In Chicago, unions have historically held an important role in fundraising and getting out the vote for candidates who were friendly to organized labor. With few exceptions, that meant joining the Democratic Party coalition and supporting that party’s candidates. Trades unions were especially loyal to City Hall because of the benefits of prevailing wages and yearlong work; in addition, unions tended to support the incumbent politicians who controlled the city’s purse strings.
Things started to change after 2006, when then-Mayor Richard M. Daley exercised his first and only veto on the so-called “big box” ordinance. Unions—and especially the more liberal ones such as SEIU and AFSCME locals—wanted stores such as Wal-Mart and Home Depot to increase wages and provide healthcare benefits to workers.
Disenchanted with Daley, many of these same unions poured millions of dollars into the following year’s aldermanic races and gained seats for a handful of progressive aldermanic candidates– including now-mayoral candidate Bob Fioretti—over incumbents who had Daley’s backing.
The trend has accelerated since Emanuel’s election in 2011 as “labor unions have become disaffected with City Hall, thinking that it doesn’t represent them,” says Dick Simpson, a political scientist at the University of Illinois-Chicago and former city alderman.
Still, organized labor is divided. The city’s trade unions and the Teamsters have already given the mayor and his PAC hundreds of thousands of dollars—even though the deadline for candidates to file isn’t until Nov. 24. It’s too early to tell who many of the other unions will support.
Next for CTU
In September, the CTU’s House of Delegates voted to allow union staff to provide some technical help to members who are considering electoral runs. The resolution notes that, as a general rule, CTU won’t formally endorse candidates until they’ve secured a place on the ballot—and any early help doesn’t constitute an endorsement.
“Candidates know an endorsement from the CTU means something,” says the union’s political director, Stacy Davis Gates.
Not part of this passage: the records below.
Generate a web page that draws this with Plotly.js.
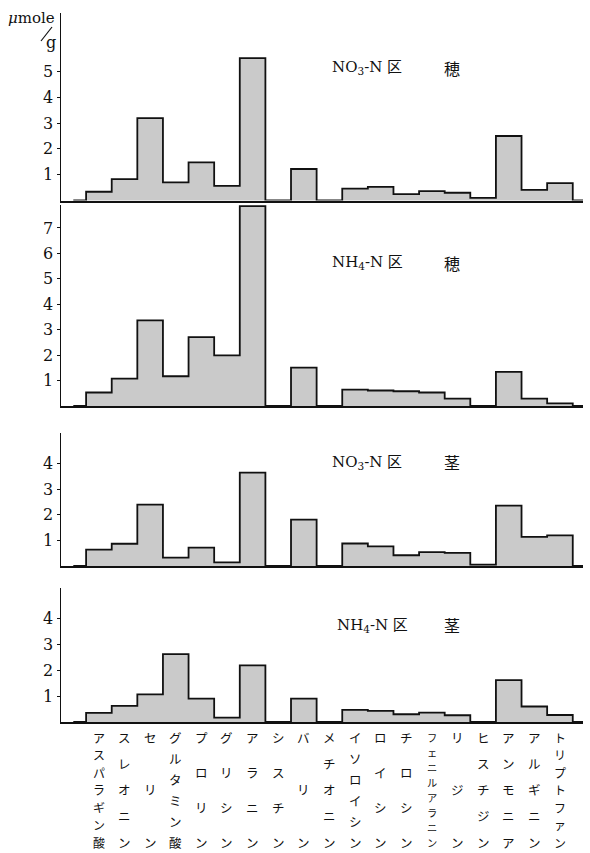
<!DOCTYPE html>
<html><head><meta charset="utf-8">
<script src="https://cdn.plot.ly/plotly-3.0.1.min.js"></script>
<style>html,body{margin:0;padding:0;background:#fff}</style>
</head><body><div id="chart" style="width:590px;height:853px"></div>
<script>
// ---- data ----
const categories = ['アスパラギン酸','スレオニン','セリン','グルタミン酸','プロリン','グリシン','アラニン','シスチン','バリン','メチオニン','イソロイシン','ロイシン','チロシン','フェニルアラニン','リジン','ヒスチジン','アンモニア','アルギニン','トリプトファン'];
const no3Ear  = [0.34,0.83,3.19,0.70,1.48,0.57,5.52,0,1.22,0,0.46,0.53,0.25,0.36,0.30,0.10,2.50,0.41,0.67];
const nh4Ear  = [0.53,1.08,3.37,1.17,2.71,1.99,7.86,0,1.51,0,0.64,0.61,0.58,0.53,0.29,0,1.34,0.29,0.10];
const no3Stem = [0.64,0.87,2.40,0.33,0.72,0.14,3.65,0,1.81,0,0.88,0.77,0.42,0.54,0.51,0.05,2.36,1.14,1.20];
const nh4Stem = [0.35,0.62,1.07,2.62,0.90,0.17,2.19,0,0.90,0,0.47,0.43,0.30,0.36,0.26,0,1.62,0.60,0.27];
const panelTitles = ['NO<sub>3</sub>-N 区','NH<sub>4</sub>-N 区','NO<sub>3</sub>-N 区','NH<sub>4</sub>-N 区'];
const panelParts = ['穂','穂','茎','茎'];
const yTickVals = [[1,2,3,4,5],[1,2,3,4,5,6,7],[1,2,3,4],[1,2,3,4]];
const unitLabel = '<i>μ</i>mole';
const unitLabel2 = 'g';

// ---- layout helpers ----
const W = 590, H = 853;
const px = x => x / W;
const py = y => 1 - y / H;
const series = [no3Ear, nh4Ear, no3Stem, nh4Stem];
const panels = [
  {top: 13.4, base: 200.5, rmax: 7.25, titleY: 68,  titleX: 330},
  {top: 205.1, base: 406,  rmax: 7.9,  titleY: 263, titleX: 330},
  {top: 432.9, base: 566,  rmax: 5.2,  titleY: 462, titleX: 330},
  {top: 588,  base: 722,   rmax: 5.18, titleY: 625, titleX: 335}
];
const serif = 'DejaVu Serif';
const jp = 'Noto Sans CJK JP';
const idx = categories.map((_, i) => i);

const data = [];
const layout = {
  width: W, height: H, margin: {l: 0, r: 0, t: 0, b: 0},
  paper_bgcolor: '#fff', plot_bgcolor: 'rgba(0,0,0,0)',
  showlegend: false, bargap: 0, annotations: [], shapes: []
};

series.forEach((vals, p) => {
  const s = p === 0 ? '' : String(p + 1);
  data.push({
    type: 'bar', x: idx, y: vals, xaxis: 'x' + s, yaxis: 'y' + s, width: 1,
    marker: {color: '#cacaca', line: {width: 0}},
    hoverinfo: 'x+y'
  });
  data.push({
    type: 'scatter', mode: 'lines', xaxis: 'x' + s, yaxis: 'y' + s,
    x: [-1].concat(idx, [categories.length]), y: [0].concat(vals, [0]),
    line: {shape: 'hvh', color: '#111', width: 1.8}, cliponaxis: false, hoverinfo: 'skip'
  });
  const pn = panels[p];
  layout['xaxis' + s] = {
    domain: [px(61), px(583)], anchor: 'y' + s, range: [-1.48, 18.9],
    showline: true, linecolor: '#111', linewidth: 2, showticklabels: false,
    ticks: '', showgrid: false, zeroline: false, fixedrange: true
  };
  layout['yaxis' + s] = {
    domain: [py(pn.base), py(pn.top)], anchor: 'x' + s, range: [0, pn.rmax],
    showline: true, linecolor: '#111', linewidth: 1.5, ticks: 'outside', ticklen: 3,
    tickcolor: '#111', tickwidth: 1, tickvals: yTickVals[p], ticktext: yTickVals[p].map(String),
    tickfont: {family: serif, size: 16, color: '#111'}, showgrid: false, zeroline: false, fixedrange: true
  };
  layout.annotations.push({
    xref: 'paper', yref: 'paper', x: px(pn.titleX), y: py(pn.titleY), xanchor: 'left', yanchor: 'middle',
    text: panelTitles[p], showarrow: false, font: {family: serif + ', ' + jp, size: 15, color: '#111'}
  });
  layout.annotations.push({
    xref: 'paper', yref: 'paper', x: px(452), y: py(pn.titleY), xanchor: 'center', yanchor: 'middle',
    text: panelParts[p], showarrow: false, font: {family: jp, size: 16, color: '#111'}
  });
});

// vertical category labels (one character per line, spread over the column)
const labTop = 737, labBot = 842;
categories.forEach((name, i) => {
  const chars = Array.from(name);
  const n = chars.length;
  const step = (labBot - labTop) / (n - 1);
  const size = Math.min(12.5, step / 1.46);
  chars.forEach((ch, k) => {
    layout.annotations.push({
      xref: 'x4', yref: 'paper', x: i, y: py(labTop + k * step), xanchor: 'center', yanchor: 'middle',
      borderpad: 0, text: ch, showarrow: false, font: {family: jp, size: size, color: '#111'}
    });
  });
});

// unit label
layout.annotations.push({xref: 'paper', yref: 'paper', x: px(31), y: py(18), xanchor: 'center', yanchor: 'middle',
  text: unitLabel, showarrow: false, font: {family: serif, size: 15, color: '#111'}});
layout.annotations.push({xref: 'paper', yref: 'paper', x: px(51), y: py(43), xanchor: 'center', yanchor: 'middle',
  text: unitLabel2, showarrow: false, font: {family: serif, size: 16, color: '#111'}});
layout.shapes.push({type: 'line', xref: 'paper', yref: 'paper', x0: px(41), y0: py(41), x1: px(52), y1: py(27),
  line: {color: '#111', width: 1.2}});

Plotly.newPlot('chart', data, layout, {displayModeBar: false, staticPlot: true});
</script></body></html>
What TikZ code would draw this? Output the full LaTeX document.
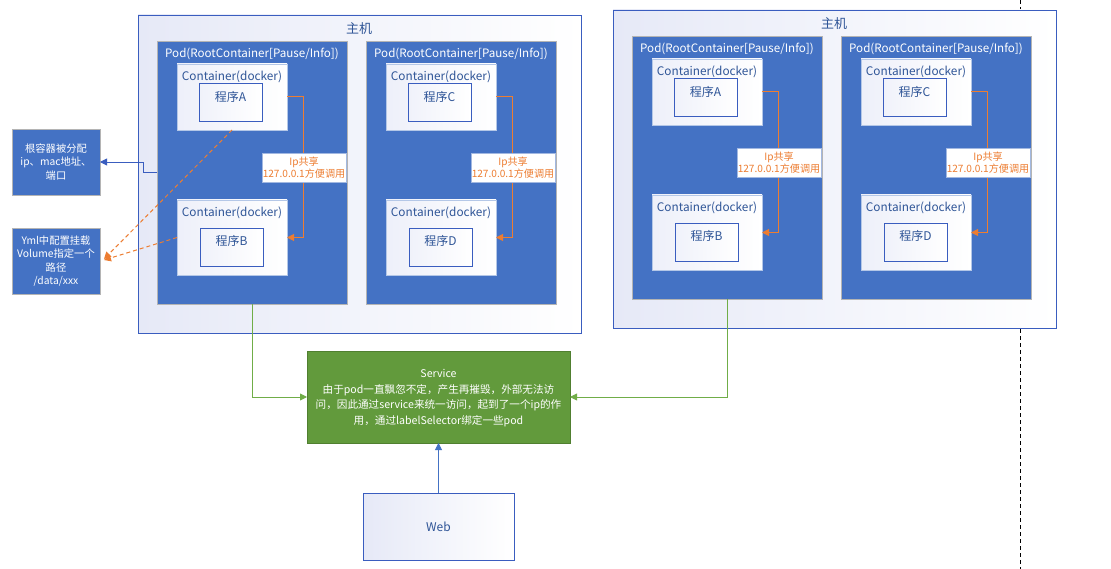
\documentclass[tikz,border=0pt]{standalone}
\usepackage{fontspec}
\setmainfont{Noto Sans CJK SC}
\usetikzlibrary{arrows.meta,calc}
\definecolor{blueF}{HTML}{4472C4}
\definecolor{hostB}{HTML}{3A5DBF}
\definecolor{lav}{HTML}{E6E9F7}
\definecolor{txtB}{HTML}{2F5597}
\definecolor{greenF}{HTML}{629A3C}
\definecolor{greenB}{HTML}{507F30}
\definecolor{greenL}{HTML}{70AD47}
\definecolor{orangeL}{HTML}{ED7D31}
\definecolor{greyB}{HTML}{B4B4B4}
\tikzset{
  nw/.style={anchor=north west, inner sep=0pt, outer sep=0pt},
  hostbox/.style={nw, draw=hostB, line width=0.9pt, left color=lav, right color=white},
  podbox/.style={nw, draw=greyB, line width=0.9pt, fill=blueF},
  contbox/.style={nw, draw=blueF!40, line width=0.6pt, left color=lav!70, right color=white},
  progbox/.style={nw, draw=hostB, line width=0.9pt, left color=lav!60, right color=white},
  lblbox/.style={nw, draw=blueF!50, line width=0.6pt, fill=white},
  sidebox/.style={nw, draw=greyB, line width=0.9pt, fill=blueF},
  hosttitle/.style={font=\fontsize{13}{15}\selectfont, text=txtB, inner sep=0pt},
  podtitle/.style={font=\fontsize{11.6}{13}\selectfont, text=white, inner sep=0pt},
  conttitle/.style={font=\fontsize{11.8}{13}\selectfont, text=txtB, inner sep=0pt},
  progtitle/.style={font=\fontsize{12}{14}\selectfont, text=txtB, inner sep=0pt},
  lbltext/.style={font=\fontsize{10.1}{12}\selectfont, text=orangeL, align=center, inner sep=0pt},
  sidetext/.style={font=\fontsize{10.3}{13.5}\selectfont, text=white, align=center, inner sep=0pt},
  tip/.style={-{Triangle[length=7pt,width=7pt]}},
  orline/.style={draw=orangeL, line width=1pt, tip},
}
\newcommand\mypod[5]{%
  \begin{scope}[shift={(#2,#3)}]
    \node[podbox, minimum width=190pt, minimum height=263pt] (#1) at (0,0) {};
    \node[podtitle] (#1t) at (95,13) {Pod(RootContainer[Pause/Info])};
    \node[contbox, minimum width=110pt, minimum height=66pt] (#1ca) at (20,23) {};
    \node[conttitle] (#1cat) at (75,36) {Container(docker)};
    \node[progbox, minimum width=63pt, minimum height=38pt] (#1pa) at (42,42) {};
    \node[progtitle] (#1pat) at (73.5,56) {程序#4};
    \node[contbox, minimum width=110pt, minimum height=75pt] (#1cb) at (20,159) {};
    \node[conttitle] (#1cbt) at (75,172) {Container(docker)};
    \node[progbox, minimum width=63pt, minimum height=38pt] (#1pb) at (43,187) {};
    \node[progtitle] (#1pbt) at (74.5,200) {程序#5};
    \draw[orline] (#1ca.east) -- ++(16,0) |- (#1cb.east);
    \node[lblbox, minimum width=84pt, minimum height=29pt] (#1l) at (105,112) {};
    \node[lbltext] (#1lt) at (147,126.5) {Ip共享\\127.0.0.1方便调用};
  \end{scope}}
\begin{document}
\begin{tikzpicture}[x=1pt,y=-1pt]
\useasboundingbox (0,0) rectangle (1111,569);
\fill[white] (0,0) rectangle (1111,569);
\draw[black, line width=0.9pt, dash pattern=on 4pt off 3pt] (1020,0) -- (1020,569);
% hosts
\node[hostbox, minimum width=443pt, minimum height=318pt] (h1) at (138,15) {};
\node[hosttitle] (h1t) at (359,29) {主机};
\node[hostbox, minimum width=443pt, minimum height=318pt] (h2) at (613,10) {};
\node[hosttitle] (h2t) at (834,24) {主机};
\mypod{p1}{157}{41}{A}{B}
\mypod{p2}{366}{41}{C}{D}
\mypod{p3}{632}{36}{A}{B}
\mypod{p4}{841}{36}{C}{D}
% side boxes
\node[sidebox, minimum width=88pt, minimum height=66pt] (root) at (12,129) {};
\node[sidetext] (roott) at (56,162) {根容器被分配\\ip、mac地址、\\端口};
\node[sidebox, minimum width=88pt, minimum height=66pt] (vol) at (12,228) {};
\node[sidetext] (volt) at (56,261) {Yml中配置挂载\\Volume指定一个\\路径\\/data/xxx};
\draw[draw=hostB, line width=0.9pt, tip] (p1.west) -- ++(-14,0) |- (root.east);
\draw[orline, dash pattern=on 4pt off 3pt] (p1ca.south) -- ($(vol.east)+(4,-2)$);
\draw[orline, dash pattern=on 4pt off 3pt] (p1cb.west) -- ($(vol.east)+(4,-1)$);
% service
\node[nw, draw=greenB, line width=0.9pt, fill=greenF, minimum width=263pt, minimum height=92pt] (svc) at (307,351) {};
\node[font=\fontsize{10.6}{15.5}\selectfont, text=white, align=center, inner sep=0pt] (svct) at (438.5,398) {Service\\由于pod一直飘忽不定，产生再摧毁，外部无法访\\问，因此通过service来统一访问，起到了一个ip的作\\用，通过labelSelector绑定一些pod};
\draw[draw=greenL, line width=0.9pt, tip] (p1.south) |- (svc.west);
\draw[draw=greenL, line width=0.9pt, tip] (p3.south) |- (svc.east);
% web
\node[nw, draw=hostB, line width=0.9pt, left color=lav, right color=white, minimum width=151pt, minimum height=67pt] (web) at (363,493) {};
\node[font=\fontsize{12}{14}\selectfont, text=txtB, inner sep=0pt] (webt) at (web.center) {Web};
\draw[draw=blueF, line width=0.9pt, tip] (web.north) -- (svc.south);
\end{tikzpicture}
\end{document}
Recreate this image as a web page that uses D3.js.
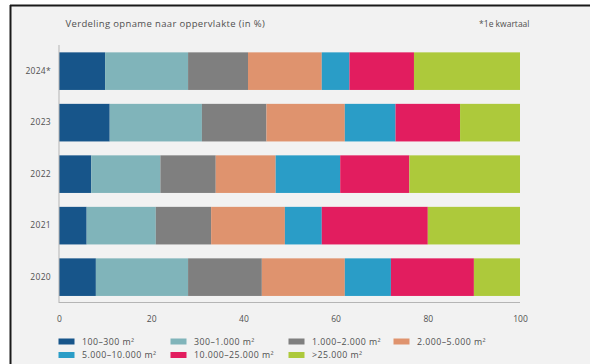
<!DOCTYPE html>
<html>
<head>
<meta charset="utf-8">
<script src="https://cdn.jsdelivr.net/npm/d3@7"></script>
<style>
  html, body { margin: 0; padding: 0; background: #ffffff; }
  svg { display: block; }
</style>
</head>
<body>
<svg id="chart" width="590" height="364"></svg>
<script>
// ---- data ----
const years = ["2024*", "2023", "2022", "2021", "2020"];
const seriesNames = ["100–300 m²", "300–1.000 m²", "1.000–2.000 m²", "2.000–5.000 m²",
                     "5.000–10.000 m²", "10.000–25.000 m²", ">25.000 m²"];
const s100_300      = [10, 11,  7,  6,  8];
const s300_1000     = [18, 20, 15, 15, 20];
const s1000_2000    = [13, 14, 12, 12, 16];
const s2000_5000    = [16, 17, 13, 16, 18];
const s5000_10000   = [ 6, 11, 14,  8, 10];
const s10000_25000  = [14, 14, 15, 23, 18];
const s25000plus    = [23, 13, 24, 20, 10];
const xTicks = [0, 20, 40, 60, 80, 100];
const titleText = "Verdeling opname naar oppervlakte (in %)";
const noteText = "*1e kwartaal";
const colors = ["#17558a", "#80b4ba", "#7f7f7f", "#df936e", "#2a9dc7", "#e21d5f", "#adc93b"];

const seriesValues = [s100_300, s300_1000, s1000_2000, s2000_5000, s5000_10000, s10000_25000, s25000plus];
const table = years.map((y, i) => {
  const row = { year: y };
  seriesNames.forEach((n, k) => row[n] = seriesValues[k][i]);
  return row;
});

const svg = d3.select("#chart");
const font = "'Open Sans', Lato, sans-serif";
const textColor = "#505050";

// panel + frame
svg.append("rect").attr("x", 11).attr("y", 6).attr("width", 579).attr("height", 358).attr("fill", "#f2f2f2");
svg.append("line").attr("x1", 10).attr("x2", 590).attr("y1", 5.5).attr("y2", 5.5).attr("stroke", "#1a1a1a").attr("stroke-width", 2);
svg.append("line").attr("x1", 10.5).attr("x2", 10.5).attr("y1", 5).attr("y2", 364).attr("stroke", "#1a1a1a").attr("stroke-width", 2);

const x = d3.scaleLinear().domain([0, 100]).range([59, 520]);
const y = d3.scaleBand().domain(years).range([45.4, 302.9]).paddingInner(0.27).paddingOuter(0.135);

const stack = d3.stack().keys(seriesNames);
const stacked = stack(table);

svg.append("g").selectAll("g").data(stacked).join("g")
  .attr("fill", (d, i) => colors[i])
  .selectAll("rect").data(d => d).join("rect")
  .attr("x", d => x(d[0]))
  .attr("y", d => y(d.data.year))
  .attr("width", d => x(d[1]) - x(d[0]))
  .attr("height", y.bandwidth());

// axis lines
svg.append("line").attr("x1", 59).attr("x2", 59).attr("y1", 45).attr("y2", 303)
  .attr("stroke", "#b5b5b5").attr("stroke-width", 1);
svg.append("line").attr("x1", 59).attr("x2", 520).attr("y1", 302.5).attr("y2", 302.5)
  .attr("stroke", "#b5b5b5").attr("stroke-width", 1);

// x axis labels
const xAxis = d3.axisBottom(x).tickValues(xTicks).tickSize(0).tickPadding(0).tickFormat(d3.format("d"));
const gx = svg.append("g").attr("transform", "translate(0,316)").call(xAxis);
gx.select(".domain").remove();
gx.selectAll("text").attr("font-family", font).attr("font-size", 8.5).attr("fill", textColor).attr("dy", "0.71em");

// y axis labels
const yAxis = d3.axisLeft(y).tickSize(0).tickPadding(0);
const gy = svg.append("g").attr("transform", "translate(51,0)").call(yAxis);
gy.select(".domain").remove();
gy.selectAll("text").attr("font-family", font).attr("font-size", 8.5).attr("letter-spacing", 0.3).attr("fill", textColor);

// title and note
svg.append("text").attr("x", 65.5).attr("y", 27).text(titleText)
  .attr("font-family", font).attr("font-size", 9.5).attr("letter-spacing", 0.35).attr("fill", textColor);
svg.append("text").attr("x", 529.5).attr("y", 27).attr("text-anchor", "end").text(noteText)
  .attr("font-family", font).attr("font-size", 8.5).attr("fill", textColor);

// legend
const legendCols = [58.5, 170.5, 288.5, 393.5];
const legendRows = [341.5, 355];
const lg = svg.append("g").selectAll("g").data(seriesNames).join("g")
  .attr("transform", (d, i) => `translate(${legendCols[i % 4]},${legendRows[Math.floor(i / 4)]})`);
lg.append("rect").attr("x", 0).attr("y", -3).attr("width", 16).attr("height", 6).attr("fill", (d, i) => colors[i]);
lg.append("text").attr("x", 23.5).attr("y", 0).attr("dy", "0.35em").text(d => d)
  .attr("font-family", font).attr("font-size", 8.8).attr("letter-spacing", 0.45).attr("fill", textColor);
</script>
</body>
</html>
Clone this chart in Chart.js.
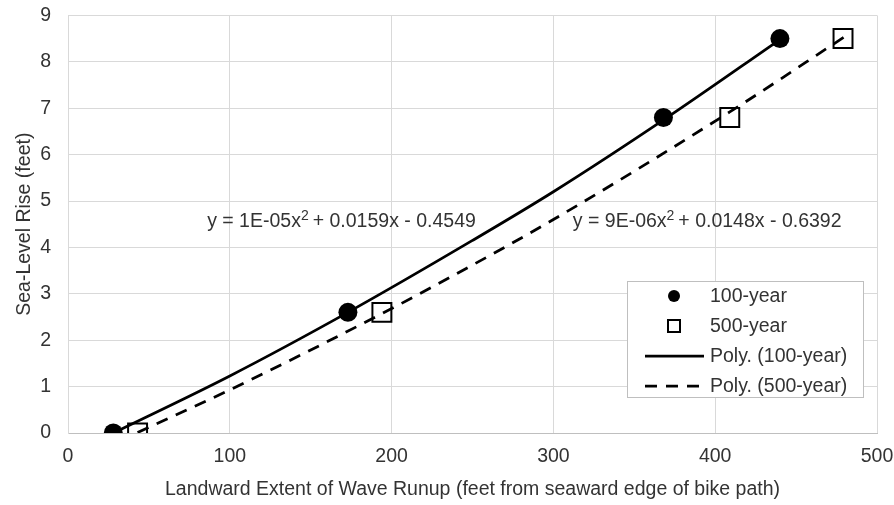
<!DOCTYPE html>
<html>
<head>
<meta charset="utf-8">
<script src="https://cdn.jsdelivr.net/npm/chart.js@4/dist/chart.umd.min.js"></script>
<style>
  html, body { margin: 0; padding: 0; background: #fff; }
  #wrap { width: 894px; height: 505px; }
</style>
</head>
<body>
<div id="wrap"><canvas id="runupChart"></canvas></div>
<script>
// 1. DATOS
const xTicks = [0, 100, 200, 300, 400, 500];
const yTicks = [0, 1, 2, 3, 4, 5, 6, 7, 8, 9];

const seriesNames = ["100-year", "500-year", "Poly. (100-year)", "Poly. (500-year)"];

const sea100 = [0, 2.6, 6.8, 8.5];
const run100 = [28, 173, 368, 440];
const sea500 = [0, 2.6, 6.8, 8.5];
const run500 = [43, 194, 409, 479];

// curvas de tendencia
const trend100X = [28, 100, 173, 250, 300, 369, 440];
const trend100Y = [0.0, 1.23, 2.6, 4.15, 5.2, 6.77, 8.48];
const trend500X = [43, 100, 195, 250, 300, 409, 480];
const trend500Y = [0.01, 0.93, 2.59, 3.62, 4.6, 6.92, 8.54];

const eqLabels = [
  { x: 86, y: 4.55, parts: ["y = 1E-05x", "2", "+ 0.0159x - 0.4549"] },
  { x: 312, y: 4.55, parts: ["y = 9E-06x", "2", "+ 0.0148x - 0.6392"] },
];

// 2. AUXILIARES
const FONT = "'Liberation Sans', Arial, sans-serif";
const TXT = "#333333";
const pts = (xs, ys) => xs.map((x, i) => ({ x, y: ys[i] }));

// ecuaciones de tendencia
const equationPlugin = {
  id: "equations",
  afterDatasetsDraw(chart) {
    const { ctx, scales } = chart;
    ctx.save();
    ctx.fillStyle = TXT;
    ctx.textBaseline = "middle";
    ctx.textAlign = "left";
    eqLabels.forEach(eq => {
      let px = scales.x.getPixelForValue(eq.x);
      const py = scales.y.getPixelForValue(eq.y);
      eq.parts.forEach((p, i) => {
        const sup = i === 1;
        ctx.font = (sup ? 14 : 19.5) + "px " + FONT;
        ctx.fillText(p, px, sup ? py - 6 : py);
        px += ctx.measureText(p).width + (sup ? 4 : 0);
      });
    });
    ctx.restore();
  }
};

// leyenda dibujada a mano (cuadro dentro del área del gráfico)
const legendPlugin = {
  id: "boxLegend",
  afterDraw(chart) {
    const { ctx } = chart;
    const bx = 627, by = 281, bw = 236, bh = 116;
    ctx.save();
    ctx.fillStyle = "#fff";
    ctx.fillRect(bx, by, bw, bh);
    ctx.strokeStyle = "#bfbfbf";
    ctx.lineWidth = 1;
    ctx.strokeRect(bx + 0.5, by + 0.5, bw, bh);
    ctx.font = "19.5px " + FONT;
    ctx.textBaseline = "middle";
    seriesNames.forEach((name, i) => {
      const cy = by + 15 + i * 30;
      ctx.strokeStyle = "#000";
      ctx.fillStyle = "#000";
      if (i === 0) {
        ctx.beginPath();
        ctx.arc(674, cy, 6, 0, Math.PI * 2);
        ctx.fill();
      } else if (i === 1) {
        ctx.lineWidth = 2;
        ctx.strokeRect(668, cy - 6, 12, 12);
      } else {
        ctx.lineWidth = 2.75;
        ctx.setLineDash(i === 3 ? [12, 9] : []);
        ctx.beginPath();
        ctx.moveTo(645, cy);
        ctx.lineTo(704, cy);
        ctx.stroke();
        ctx.setLineDash([]);
      }
      ctx.fillStyle = TXT;
      ctx.fillText(name, 710, cy + 1);
    });
    ctx.restore();
  }
};

// 3. GRÁFICO
function initChart() {
  const ctx = document.getElementById("runupChart").getContext("2d");
  new Chart(ctx, {
    type: "scatter",
    data: {
      datasets: [
        {
          label: seriesNames[2], type: "line", data: pts(trend100X, trend100Y),
          borderColor: "#000", borderWidth: 2.75, pointRadius: 0,
          tension: 0.4, cubicInterpolationMode: "monotone", fill: false
        },
        {
          label: seriesNames[3], type: "line", data: pts(trend500X, trend500Y),
          borderColor: "#000", borderWidth: 2.75, borderDash: [12, 9], pointRadius: 0,
          tension: 0.4, cubicInterpolationMode: "monotone", fill: false
        },
        {
          label: seriesNames[0], data: pts(run100, sea100),
          pointStyle: "circle", pointRadius: 9.5,
          backgroundColor: "#000", borderColor: "#000", borderWidth: 0
        },
        {
          label: seriesNames[1], data: pts(run500, sea500),
          pointStyle: "rect", pointRadius: 13.4,
          backgroundColor: "#fff", borderColor: "#000", borderWidth: 2
        },
      ],
    },
    options: {
      responsive: true,
      maintainAspectRatio: false,
      animation: false,
      layout: { padding: { top: 12, right: 17, left: 0, bottom: 0 } },
      plugins: {
        legend: { display: false },
        tooltip: { enabled: false }
      },
      scales: {
        x: {
          type: "linear", min: 0, max: 500,
          afterBuildTicks: s => { s.ticks = xTicks.map(v => ({ value: v })); },
          afterFit: s => { s.height = 72; s.paddingLeft = 0; s.paddingRight = 0; },
          grid: { color: "#d9d9d9", drawTicks: false },
          border: { color: "#bfbfbf" },
          ticks: { padding: 12, color: TXT, font: { family: FONT, size: 19.5 } },
          title: {
            display: true, color: TXT,
            text: "Landward Extent of Wave Runup (feet from seaward edge of bike path)",
            font: { family: FONT, size: 19.5 }, padding: { top: 0, bottom: 4 }
          }
        },
        y: {
          type: "linear", min: 0, max: 9,
          afterBuildTicks: s => { s.ticks = yTicks.map(v => ({ value: v })); },
          afterFit: s => { s.width = 68; s.paddingTop = 0; s.paddingBottom = 0; },
          grid: { color: "#d9d9d9", drawTicks: false },
          border: { color: "#d9d9d9" },
          ticks: { padding: 17, color: TXT, font: { family: FONT, size: 19.5 } },
          title: {
            display: true, color: TXT, text: "Sea-Level Rise (feet)",
            font: { family: FONT, size: 19.5 }, padding: { top: 13, bottom: 0 }
          }
        }
      }
    },
    plugins: [equationPlugin, legendPlugin]
  });
}

initChart();
</script>
</body>
</html>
To get a sense of the work CTU might do for mayoral or aldermanic candidates, it’s helpful to look at two of last spring’s state legislative primary races in which the union campaigned hard for two progressive candidates with strong education platforms: Will Guzzardi, a journalist-turned-organizer, who won his race in the 39th District, which includes Logan Square and Belmont-Cragin; and community organizer Jhatayn “Jay” Travis, who lost hers for the 26th District, which snakes down from Streeterville to South Chicago.
The teachers union poured money into both campaigns, while also encouraging members to write their own checks, help out at phone banks, and knock on doors for the candidates, Davis Gates says.
“To be perfectly honest, this past spring was the most intense amount of work we’ve done for an electoral cycle before. It was intense, intentional, and focused,” she says. The upcoming electoral work promises to be more intense.
Meanwhile, the teacher candidates are putting in long hours after school and on weekends to gather the signatures they need to qualify as candidates. It’s a lot of work, admits Daleiden, but people are getting the message.
Daleiden tells voters she wants to fight the privatization of public schools and “stop corporations from siphoning public money from public assets.”
“I’m not out there knocking on doors to save my job in a public school,” she says. “I’m knocking on doors because I think children deserve quality schools and we all need to stand up to this as community members.”